Made for some convoluted logic.
ah, i see
@sleek cavewhat day are you on?
day 15. i'm really struggling today but i think it's just me not having enough energy today
||my a star algo is so badly implemented||
but nonetheless, after literally spending 20 minutes on how to expand the input by 5 in both dimensions (you can thus get an idea of how confused my brain is today, to be fumbling on such a simple part of the problem), i'm running the solution
i expect the solution to be calculated in about an hour
so it's just patience from here lmao
hey, as long as you get the solution, who cares, right? ๐
just as long as it completes in an hour and not 500 years, that's totally fine ๐
lol, thanks a lot, i totally agree with you
i need to get rid of this unrealistic expectation where i think i can pass the puzzles efficiently each time, or else i might just get more and more irritated while solving it like today lmao
idk why, sometimes i see a puzzle and i go "hey, i can definitely solve that" then that mindset starts yeeting me off into the grand canyon of confusion and despair (exaggerated, but it's kinda like this)
i think i spent longer than this lol ๐
I don't think it's necessarily unrealistic, more that if you don't get a perfect solution, don't let that be the enemy of good
yeah, but like today, i keep on getting mad at myself because i just can't implement a*
that's what i mean by unrealistic - i'm eventually going to not figure out the answer at one of the puzzles (because eventually there'll be one that exceeds my capabilities), but i'm still irritated when that happens
that's fair.
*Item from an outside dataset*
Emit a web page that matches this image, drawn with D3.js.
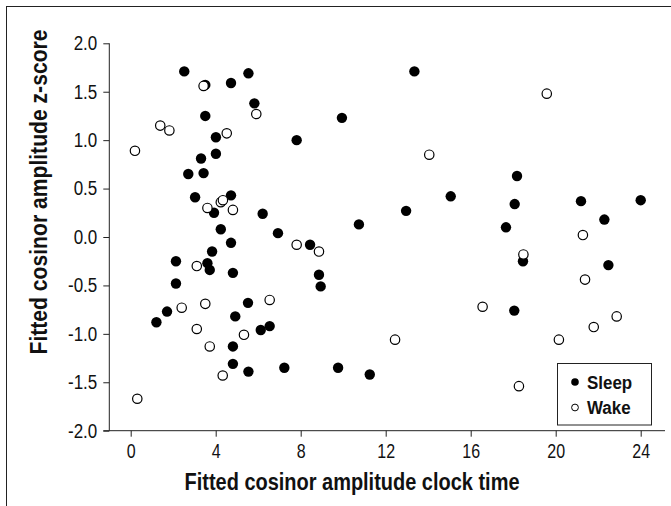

Well, if you get the solution, you can always come back to it afterwards
also, if a puzzle does defeat you, and it happens to the best of us, the best thing to do is accept it and see how it should be done
that way you learn from it
I had to do that with 2019 day 18 this year, no matter what I tried I just couldn't do it
i don't understand what counts as a dot for day 13
are these like dots that are being folded onto another dot?
or a # thats being folded onto a dot, so it's visible on the back side of the paper
or is it a dot that's replacing a #
||if a # folds onto a ., that leaves a #||
||if a # folds onto a #, then there's still a # there. And the same with . .||
ok, so am i counting how many times ||"if a # folds onto a ., that leaves a #"|| this happens for part 1?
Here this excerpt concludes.